Noche de Reyes en la Puerta del Sol (Castelaro)

Otra tradición madrileña, tomar las doce uvas de Nochevieja con las campanadas de fin de año frente al reloj de la Puerta del Sol tiene un origen un tanto impreciso. La explicación más conocida dice que comenzó por un excedente de uvas en 1909 y que así se logró un consumo masivo que se convirtió en costumbre. Otra versión afirma que se inició en 1882, a raíz del impuesto de cinco pesetas a quienes “formando ronda o comparsa” salieran el 5 de enero a ‘recibir a los Reyes Magos’. Era ésta una ocasión para el jolgorio, las chanzas y las bromas de grandes grupos de madrileños que recorrían las calles alumbrados por antorchas, visitando las tabernas y en busca de algún incauto, normalmente un joven recién llegado a la capital, al que proponían unirse a la fiesta si se encargaba de llevar la escalera que usaban para mirar a lo lejos en busca de la caravana real. 
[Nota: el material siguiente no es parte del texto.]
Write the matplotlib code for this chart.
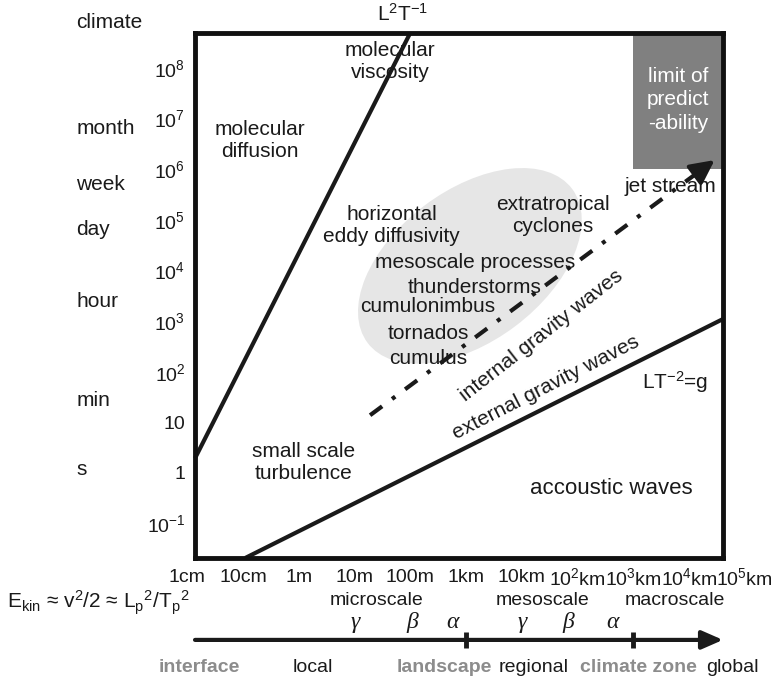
import matplotlib.pyplot as plt
from matplotlib.patches import Ellipse, Rectangle
from matplotlib.transforms import ScaledTranslation

plt.rcParams['font.family'] = ['Liberation Sans', 'DejaVu Sans']
plt.rcParams['mathtext.fontset'] = 'custom'
plt.rcParams['mathtext.rm'] = 'Liberation Sans'
plt.rcParams['mathtext.it'] = 'Liberation Sans:italic'
plt.rcParams['mathtext.bf'] = 'Liberation Sans:bold'

# axes are in decades: x = log10(length / m), y = log10(time / s)
x_range = (-1.86, 7.61)
y_range = (-1.68, 8.69)

length_ticks = [-2, -1, 0, 1, 2, 3, 4, 5, 6, 7, 8]
length_labels = ['1cm', '10cm', '1m', '10m', '100m', '1km', '10km',
                 r'10$^2$km', r'10$^3$km', r'10$^4$km', r'10$^5$km']
time_ticks = [-1, 0, 1, 2, 3, 4, 5, 6, 7, 8]
time_labels = [r'$\mathrm{10^{-1}}$', '1', '10', r'$\mathrm{10^2}$', r'$\mathrm{10^3}$',
               r'$\mathrm{10^4}$', r'$\mathrm{10^5}$', r'$\mathrm{10^6}$',
               r'$\mathrm{10^7}$', r'$\mathrm{10^8}$']
time_names = ['climate', 'month', 'week', 'day', 'hour', 'min', 's']
time_name_y = [8.89, 6.81, 5.69, 4.80, 3.38, 1.44, 0.06]

# boundary lines, end points
viscosity_L = [-1.86, 2.0]
viscosity_T = [0.29, 8.69]
gravity_L = [-0.96, 7.61]
gravity_T = [-1.68, 3.04]
jet_L = [1.28, 7.46]
jet_T = [1.14, 6.18]

predict_x, predict_y = 6.0, 6.0
blob_x, blob_y = 3.07, 4.09

# (text, x, y, rotation)
labels = [
    ('molecular\nviscosity', 1.64, 8.12, 0),
    ('molecular\ndiffusion', -0.69, 6.56, 0),
    ('horizontal\neddy diffusivity', 1.67, 4.88, 0),
    ('extratropical\ncyclones', 4.56, 5.09, 0),
    ('mesoscale processes', 3.16, 4.15, 0),
    ('thunderstorms', 3.16, 3.67, 0),
    ('cumulonimbus', 2.32, 3.28, 0),
    ('tornados', 2.32, 2.76, 0),
    ('cumulus', 2.32, 2.27, 0),
    ('jet stream', 6.66, 5.65, 0),
    ('internal gravity waves', 4.36, 2.72, 38),
    ('external gravity waves', 4.43, 1.68, 27),
    (r'LT$^{-2}$=g', 6.75, 1.79, 0),
    ('small scale\nturbulence', 0.08, 0.21, 0),
]

scale_names = ['microscale', 'mesoscale', 'macroscale']
scale_x = [1.39, 4.38, 6.75]
greek = ['γ', 'β', 'α', 'γ', 'β', 'α']
greek_x = [1.01, 2.03, 2.75, 4.0, 4.83, 5.63]
zone_names = ['interface', 'local', 'landscape', 'regional', 'climate zone', 'global']
zone_x = [-1.78, 0.26, 2.62, 4.22, 6.10, 7.77]
zone_grey = [True, False, True, False, True, False]
zone_breaks = [3, 6]

ink = '#1a1a1a'
fig = plt.figure(figsize=(7.73, 6.8), dpi=100)
ax = fig.add_axes([0.2523, 0.1794, 0.683, 0.7721])
ax.set_xlim(x_range)
ax.set_ylim(y_range)

# grey blob of mesoscale phenomena (size in inches so it stays a true ellipse)
blob_tr = fig.dpi_scale_trans + ScaledTranslation(blob_x, blob_y, ax.transData)
ax.add_patch(Ellipse((0, 0), 2.56, 1.51, angle=37, transform=blob_tr,
                     facecolor='#e6e6e6', edgecolor='none', zorder=1))

ax.add_patch(Rectangle((predict_x, predict_y), x_range[1] - predict_x, y_range[1] - predict_y,
                       facecolor='#808080', edgecolor='none', zorder=1))
ax.text(6.80, 7.37, 'limit of\npredict\n-ability', color='white', fontsize=15,
        ha='center', va='center', linespacing=1.3, zorder=4)

ax.plot(viscosity_L, viscosity_T, color=ink, lw=3, solid_capstyle='butt', zorder=3, clip_on=False)
ax.plot(gravity_L, gravity_T, color=ink, lw=3, solid_capstyle='butt', zorder=3, clip_on=False)

# dash-dot jet stream arrow
head = 0.06
tail_L = jet_L[1] - head * (jet_L[1] - jet_L[0])
tail_T = jet_T[1] - head * (jet_T[1] - jet_T[0])
ax.plot([jet_L[0], tail_L], [jet_T[0], tail_T], color=ink, lw=3,
        linestyle=(0, (3.6, 2.95, 0.96, 2.95)), zorder=3)
ax.annotate('', xy=(jet_L[1], jet_T[1]), xytext=(tail_L, tail_T),
            arrowprops=dict(arrowstyle='-|>,head_length=0.9,head_width=0.45', color=ink,
                            lw=3, mutation_scale=16, shrinkA=0, shrinkB=0), zorder=3)

for txt, x, y, rot in labels:
    ax.text(x, y, txt, fontsize=15, color=ink, ha='center', va='center',
            rotation=rot, rotation_mode='anchor', zorder=2)
ax.text(5.60, -0.30, 'accoustic waves', fontsize=16, color=ink, ha='center', va='center')
ax.text(1.87, 9.07, r'L$^2$T$^{-1}$', fontsize=15, color=ink, ha='center', va='center')

# time axis
ax.set_yticks(time_ticks, time_labels)
ax.tick_params(axis='y', length=0, pad=7, labelsize=14, labelcolor=ink)
ax.set_xticks([])
ytr = ax.get_yaxis_transform()
for name, y in zip(time_names, time_name_y):
    ax.text(-0.225, y, name, transform=ytr, fontsize=15, color=ink, ha='left', va='center')

# length axis and scale band
xtr = ax.get_xaxis_transform()
for x, lab in zip(length_ticks, length_labels):
    ax.text(x, -0.038, lab, transform=xtr, fontsize=14, color=ink, ha='center', va='center')
for x, lab in zip(scale_x, scale_names):
    ax.text(x, -0.080, lab, transform=xtr, fontsize=14, color=ink, ha='center', va='center')
for x, g in zip(greek_x, greek):
    ax.text(x, -0.123, g, transform=xtr, fontsize=17, color=ink, ha='center', va='center',
            family='Liberation Serif', style='italic')
ax.annotate('', xy=(x_range[1], -0.156), xytext=(x_range[0], -0.156), xycoords=xtr,
            arrowprops=dict(arrowstyle='-|>,head_length=0.8,head_width=0.35', color=ink,
                            lw=3, mutation_scale=16, shrinkA=0, shrinkB=0),
            annotation_clip=False)
for x in zone_breaks:
    ax.plot([x, x], [-0.141, -0.171], transform=xtr, color=ink, lw=3.5,
            solid_capstyle='butt', clip_on=False)
for x, name, grey in zip(zone_x, zone_names, zone_grey):
    ax.text(x, -0.208, name, transform=xtr, fontsize=14, ha='center', va='center',
            color='#8c8c8c' if grey else ink, weight='bold' if grey else 'normal')

ax.text(-0.356, -0.086, r'E$_\mathrm{kin}$ ≈ v$^2$/2 ≈ L$_\mathrm{p}{}^2$/T$_\mathrm{p}{}^2$',
        transform=ax.transAxes, fontsize=15, color=ink, ha='left', va='center')

for s in ax.spines.values():
    s.set_linewidth(3.5)
    s.set_color('#111111')
    s.set_zorder(5)

fig.savefig('out.png', dpi=100)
Al final, la algarabía de unos produjo las quejas de otros y el Ayuntamiento, dirigido por José Abascal, tomó cartas en el asunto. Quienes no fueran provistos de licencia para formar comparsa serían detenidos. Al parecer, al no poder seguir con aquella costumbre, los jóvenes madrileños decidieron echarse a la calle la noche de fin de año y tomar las uvas con las campanadas del reloj de la Puerta del Sol. Así consiguieron tener una noche de fiesta, que se hizo tradicional, sin pagar por ello. Con la elección de las uvas tal vez querían imitar, como burla, a la aristocracia madrileña que por esa época comenzó a tomar uvas y champán en el postre de la cena de fin de año.


En cuanto a la tradicional Cabalgata de Reyes, la primera en Madrid se realizó en 1953. Partió de las Escuelas Aguirre, en el barrio de Salamanca, recorrió la calle de Alcalá, la calle Mayor y terminó en la plaza de la Villa.